Metropolitan News-Enterprise

 

Tuesday, July 16, 2013

 

Page No.:1

 

Panel Throws Out Plea Over Miranda Mistranslation

 

By a MetNews Staff Writer

 

A defendant who may have been misled into waiving Miranda rights because of an erroneous translation is entitled to withdraw his plea and have his confession suppressed, the Ninth U.S. Circuit Court of Appeals ruled yesterday.

In a per curiam opinion, the panel—Judges Harry Pregerson, Kim M. Wardlaw, and Milan D. Smith Jr.—said U.S. District Judge Anna J. Brown of the District of Oregon should have granted the suppression motion by Jeronimo Botello-Rosales. Brown agreed that Yamhill County, Ore. sheriff’s detectives gave a faulty Spanish warning, but said a proper Miranda warning that was given in English eliminated any constitutional problem.

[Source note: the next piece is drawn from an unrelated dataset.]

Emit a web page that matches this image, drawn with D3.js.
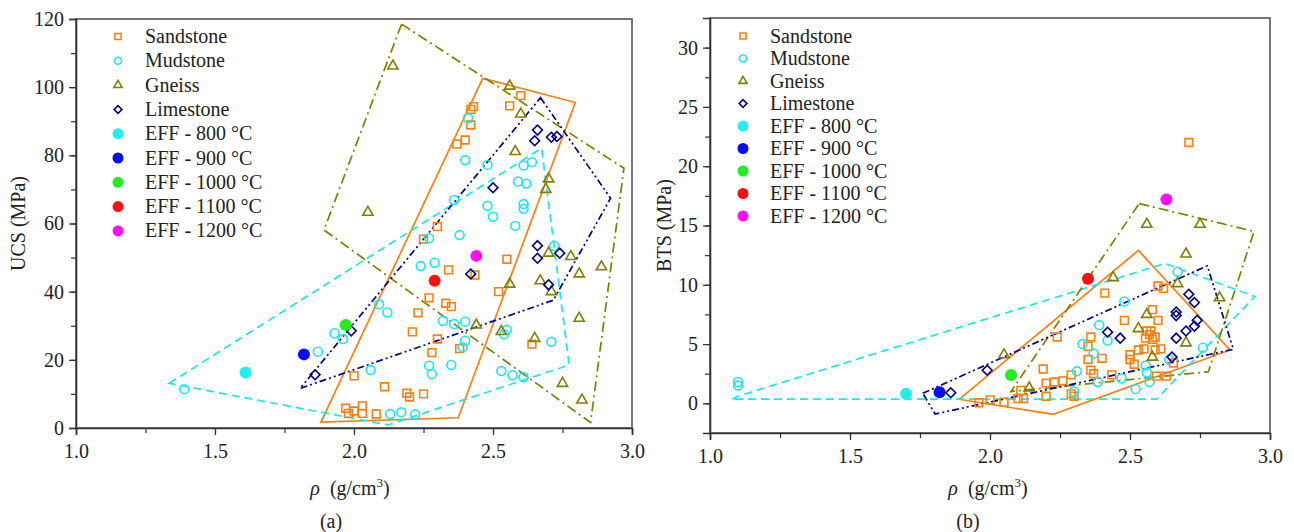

Botello entered a conditional guilty plea to charges of conspiracy to manufacture marijuana and possession of firearm by a person not lawfully in the United States.

The appellate panel disagreed.

“The Spanish-language warning administered to the defendant failed to reasonably convey his Miranda rights,” the judges said.. “The fact that the officer had previously administered correct Miranda warnings in English does not cure the constitutional infirmity, absent government clarification as to which set of warnings was correct.”

The panel explained that the detective, gave warnings in Spanish that would accurately translate into English as:

“You have the right to remain silence. Anything you say can be used against you in the law. You have the right to talk to a lawyer and to have him present with you during the interview. If you don’t have the money to pay for a lawyer, you have the right. One, who is free, could be given to you.”

The detective incorrectly used the word “libre” for “free,” the panel said, explaining that libre means “available” or “at liberty,” instead of “at no cost.” The defendant, the judges reasoned, could have taken that to mean that he would only get a lawyer if someone approved it or if the lawyer happened to have time to see him, rather than that the government had an absolute obligation to provide him with counsel if he wished to consult an attorney.

“While no ‘talismanic incantation’ is required,” the panel wrote, citing California v. Prysock, 453 U.S. 355 (1981), “such an affirmatively misleading advisory does not satisfy Miranda’s strictures.”

The case is United States v. Botello-Rosales, 12-30074.